For colleges and universities, awarding financial aid today requires sophisticated analysis. When higher education leaders ask, “How can we use financial aid to help meet our institutional goals?” they need to consider many scenarios to balance strategic enrollment goals, student need, and institutional finances in order to optimize yield and net revenue.
The number of scenarios to consider is vast – which is why universities use advanced analytics like optimization to help make their financial aid decisions. Being able to narrow the focus and dynamically adjust analyses with what-if scenarios is key. Testing and optimizing for various scenarios gives the institution confidence in knowing what is possible and what they can accomplish. With that analysis, they can also set realistic boundaries and expectations for the goals of their institution.
Ultimately, Institutions need to identify students who will and will not respond to changes in financial aid, so they can be more strategic with their financial aid awarding process. Indeed, financial aid is a main reason clients’ partner with Ruffalo Noel Levitz, a provider of consulting and analytics services for the higher education market.
Ruffalo Noel Levitz uses advanced modeling to help clients achieve three key objectives for enrollment and financial aid management:
- Balance affordability and resources by calculating the aid packages needed to enroll specific populations of students.
- Develop a strategic financial aid plan that addresses enrollment goals and optimizes financial aid awards.
- Maximize net tuition revenue to maintain and improve the quality of academic programs and campus services.
According to Tim Schuldt, Director of Statistical Delivery at Ruffalo Noel Levitz, “We’ve used several SAS products over the years and found that they served us the best in financial aid delivery. Partnering with SAS on the next step of broadening and developing our work was a logical step.”
First, using SAS Enterprise Miner, they build econometric models to estimate each student’s probability of enrollment based on a number of data points. Once that is completed, they use SAS/OR software to create several different financial aid “scenarios” based on the client’s overall objectives and goals for their institution.
Schuldt explains, “Adding SAS/OR to our product suite has opened the door for a brand new level of optimization analytics within our Financial Aid Services division. Complementing this service with SAS Visual Analytics, and being able to deliver recommendations visually, has been instrumental in allowing us to deliver this new product to market. In fact, our clients have shown a lot of excitement in the easy-to-digest output, and our consultants have told us that this output has opened the door for new and more engaging conversations on campus.”

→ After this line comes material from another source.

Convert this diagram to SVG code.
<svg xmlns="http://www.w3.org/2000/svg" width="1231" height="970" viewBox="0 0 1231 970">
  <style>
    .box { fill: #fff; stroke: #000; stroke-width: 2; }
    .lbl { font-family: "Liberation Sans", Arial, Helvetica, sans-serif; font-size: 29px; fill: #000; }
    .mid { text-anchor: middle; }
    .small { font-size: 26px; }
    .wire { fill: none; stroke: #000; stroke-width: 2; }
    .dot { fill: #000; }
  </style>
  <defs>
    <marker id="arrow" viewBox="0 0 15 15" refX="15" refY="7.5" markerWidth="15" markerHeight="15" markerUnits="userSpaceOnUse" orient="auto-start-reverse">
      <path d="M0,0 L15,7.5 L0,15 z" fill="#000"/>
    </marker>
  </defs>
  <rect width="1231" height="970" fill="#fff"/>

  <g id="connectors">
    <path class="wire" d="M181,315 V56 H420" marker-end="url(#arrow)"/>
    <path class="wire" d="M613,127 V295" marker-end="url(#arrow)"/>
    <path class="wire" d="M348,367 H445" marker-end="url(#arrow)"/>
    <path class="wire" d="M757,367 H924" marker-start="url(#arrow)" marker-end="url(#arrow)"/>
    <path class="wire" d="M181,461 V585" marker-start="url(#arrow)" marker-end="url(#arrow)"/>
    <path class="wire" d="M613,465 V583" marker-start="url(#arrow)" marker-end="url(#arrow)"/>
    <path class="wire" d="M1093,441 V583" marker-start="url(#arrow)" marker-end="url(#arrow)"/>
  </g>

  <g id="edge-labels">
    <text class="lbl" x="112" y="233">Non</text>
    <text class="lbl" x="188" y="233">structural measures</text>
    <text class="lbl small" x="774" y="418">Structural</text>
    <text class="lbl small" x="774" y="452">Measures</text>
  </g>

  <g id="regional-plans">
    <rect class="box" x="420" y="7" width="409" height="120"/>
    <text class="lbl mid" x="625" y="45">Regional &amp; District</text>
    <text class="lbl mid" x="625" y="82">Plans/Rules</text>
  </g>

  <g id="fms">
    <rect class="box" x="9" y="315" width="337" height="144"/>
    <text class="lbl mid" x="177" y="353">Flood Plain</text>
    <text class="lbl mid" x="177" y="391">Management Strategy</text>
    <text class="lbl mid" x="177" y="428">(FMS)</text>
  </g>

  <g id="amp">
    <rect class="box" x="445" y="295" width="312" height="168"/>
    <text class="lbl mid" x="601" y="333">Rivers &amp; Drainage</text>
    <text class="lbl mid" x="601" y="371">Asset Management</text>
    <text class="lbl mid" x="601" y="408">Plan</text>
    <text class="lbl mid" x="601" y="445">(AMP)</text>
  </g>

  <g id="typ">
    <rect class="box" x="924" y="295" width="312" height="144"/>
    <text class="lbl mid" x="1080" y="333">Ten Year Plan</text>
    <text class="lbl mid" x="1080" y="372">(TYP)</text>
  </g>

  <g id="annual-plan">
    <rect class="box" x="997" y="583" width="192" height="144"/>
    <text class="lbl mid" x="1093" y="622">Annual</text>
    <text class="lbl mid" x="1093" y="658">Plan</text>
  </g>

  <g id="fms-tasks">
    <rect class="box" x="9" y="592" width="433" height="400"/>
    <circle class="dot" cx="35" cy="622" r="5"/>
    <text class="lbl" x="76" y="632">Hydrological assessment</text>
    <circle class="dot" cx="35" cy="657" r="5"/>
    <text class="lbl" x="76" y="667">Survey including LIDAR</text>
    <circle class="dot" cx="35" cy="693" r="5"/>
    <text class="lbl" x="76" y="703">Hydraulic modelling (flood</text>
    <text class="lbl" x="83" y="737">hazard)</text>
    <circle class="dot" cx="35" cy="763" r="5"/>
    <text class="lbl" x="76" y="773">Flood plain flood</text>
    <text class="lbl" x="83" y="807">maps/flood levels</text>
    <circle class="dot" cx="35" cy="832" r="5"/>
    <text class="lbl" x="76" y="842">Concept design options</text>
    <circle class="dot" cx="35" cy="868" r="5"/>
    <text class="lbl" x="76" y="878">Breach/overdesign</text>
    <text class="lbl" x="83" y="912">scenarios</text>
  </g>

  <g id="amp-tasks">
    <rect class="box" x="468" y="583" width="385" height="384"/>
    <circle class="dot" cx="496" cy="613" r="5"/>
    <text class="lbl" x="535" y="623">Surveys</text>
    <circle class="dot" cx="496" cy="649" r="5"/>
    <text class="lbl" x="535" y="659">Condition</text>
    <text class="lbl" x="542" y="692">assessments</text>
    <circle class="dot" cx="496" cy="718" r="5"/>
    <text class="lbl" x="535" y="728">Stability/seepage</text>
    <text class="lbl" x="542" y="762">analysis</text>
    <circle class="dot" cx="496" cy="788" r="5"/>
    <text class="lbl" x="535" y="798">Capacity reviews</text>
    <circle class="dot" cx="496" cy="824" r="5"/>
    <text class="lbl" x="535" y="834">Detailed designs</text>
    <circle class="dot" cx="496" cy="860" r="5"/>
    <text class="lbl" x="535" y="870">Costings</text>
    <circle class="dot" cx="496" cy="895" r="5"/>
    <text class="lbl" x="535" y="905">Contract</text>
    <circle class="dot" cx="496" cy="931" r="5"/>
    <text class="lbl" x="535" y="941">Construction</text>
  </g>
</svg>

In a recent demo, Schuldt shows how scenario selection works. He changes one decision (say, understanding the impact of lowering the desired discount rate from 70% to 65%) and the visualization dynamically reveals only those possible scenarios that are relevant to the requested change. This allows for campus leadership to discuss next steps proactively rather than reactively.
Using advanced analytics, Ruffalo Noel Levitz can develop unique awarding parameters for each campus. Institutions can use the results to:
- Determine how much aid is needed to execute their strategic plan.
- Estimate the impending impact that different scenarios have on enrollment.
- Test awarding scenarios to meet the internal goals of the institution.
With this information, institutions can create more effective financial aid policies and standards that aim to meet the internal goals of their institution while also aligning themselves more strategically in the marketplace.